I've been working on a documentary concerning global energy demands (centered around a solar car race) and I can tell you from our research and interviews that this website, while having a nugget of truth, is generally the sky is falling. Everything on it is doom and gloom, there is no hope. One thing you should remember when reading it, is that the oil companies are in the business of making money. If they know or have an idea as to when oil supply passes its peak, don't you think they'd be searching high and low for alternatives to sell to us? They aren't gong to sit there with a thumb up their ass. That's why you have a divisions of companies like BP Solar.
A little fact to chew on the next time you are in a big box store. If 10% of the boxstores in the country put two 50ft solar arrays on their roofs to use as supplement energy for air conditioning and heating, the nation would save 5% of its energy consumption. That is huge. Peak energy usage is during the day when businesses are open and people are out and about. This is also when the sun is at it's most powerful. There would be about a three hour window (90 minutes each side of solar noon) where 90% of the electrical needs of the store would be met by the sun.

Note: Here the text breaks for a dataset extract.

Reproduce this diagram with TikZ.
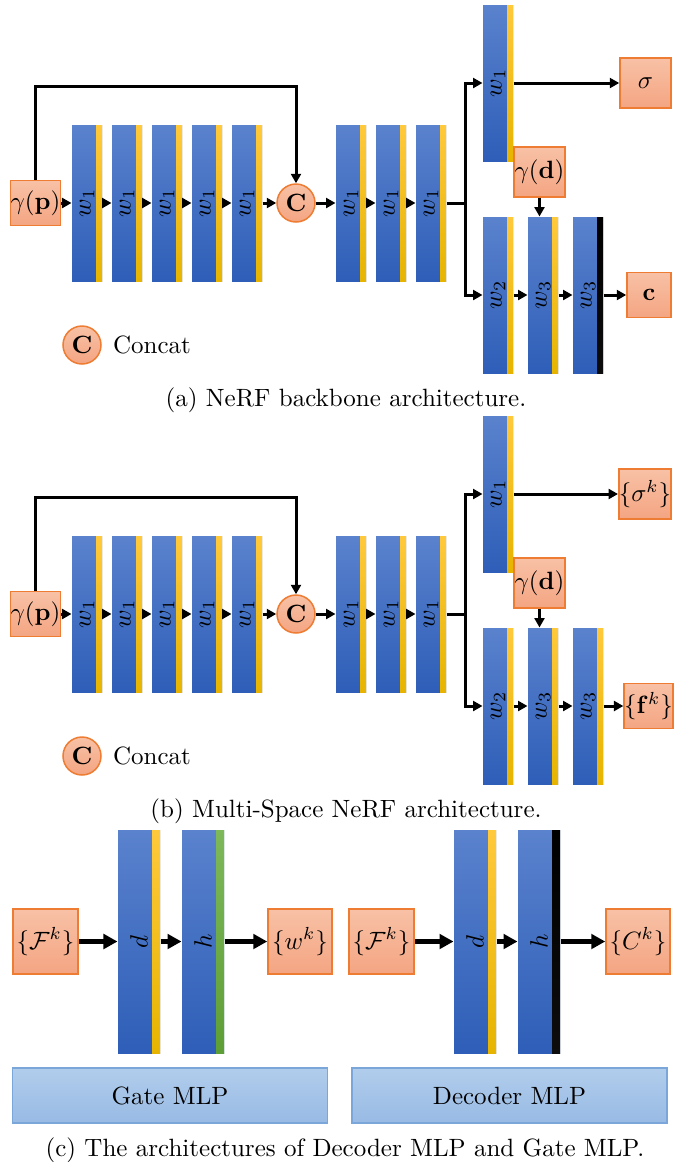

So, while solar can't run your car or jet airplane it can divert those resources needed. Imagine if the country made it mandatory for stores and offices with over a set amount of flat top square footage were required to use solar. We could stretch the current oil supply for another 150-200 years.
And some of the facts on that website are just plain wrong. The only reason ethanol is more expensive to produce per gallon than gas, is that the oil industry has bucked the use of ethanol for years. Why? Because if the infrastructure was in place to make ethanol, we could make as low as an 80-20 mix of ethanol per gasoline. What does that mean? Profits for oil companies dip 80%. Currently, for every 50 oil refineries that make gas there is one that makes ethanol. Basic macro economics can tell you that it is much cheaper to mass produce than it is custom make. That is essentially what we are looking at with gas versus gasahol.
I could go on forever about some of these claims, but I'll spare the diatribe. All of my facts are coming from the Dept of Energy research labs. We interviewed their spokesperson and was given more info than I care to read. Some of it is surprising, too. Like the SUV thing. We assumed that they would be very anti SUV, but they weren't, as long as it (the SUV) was being used for its purpose (hauling cargo or multiple people). Their big beef was when one person would run to the store down the street to pick up a loaf of bread. It's called resource mismanagement. If you drive a SUV to work with even three people in it, you are saving energy . Of course if you were all crammed in a Honda Civic you'd save more, but their point is, purposeful use of your resources can extend the oil supply for a long time.
As for peak oil, this spokesman was saying that they are discovering oil at an increasinng pace due to technological advancements. There is a finite amount of oil. But no one knows how much there is, or when it will run out.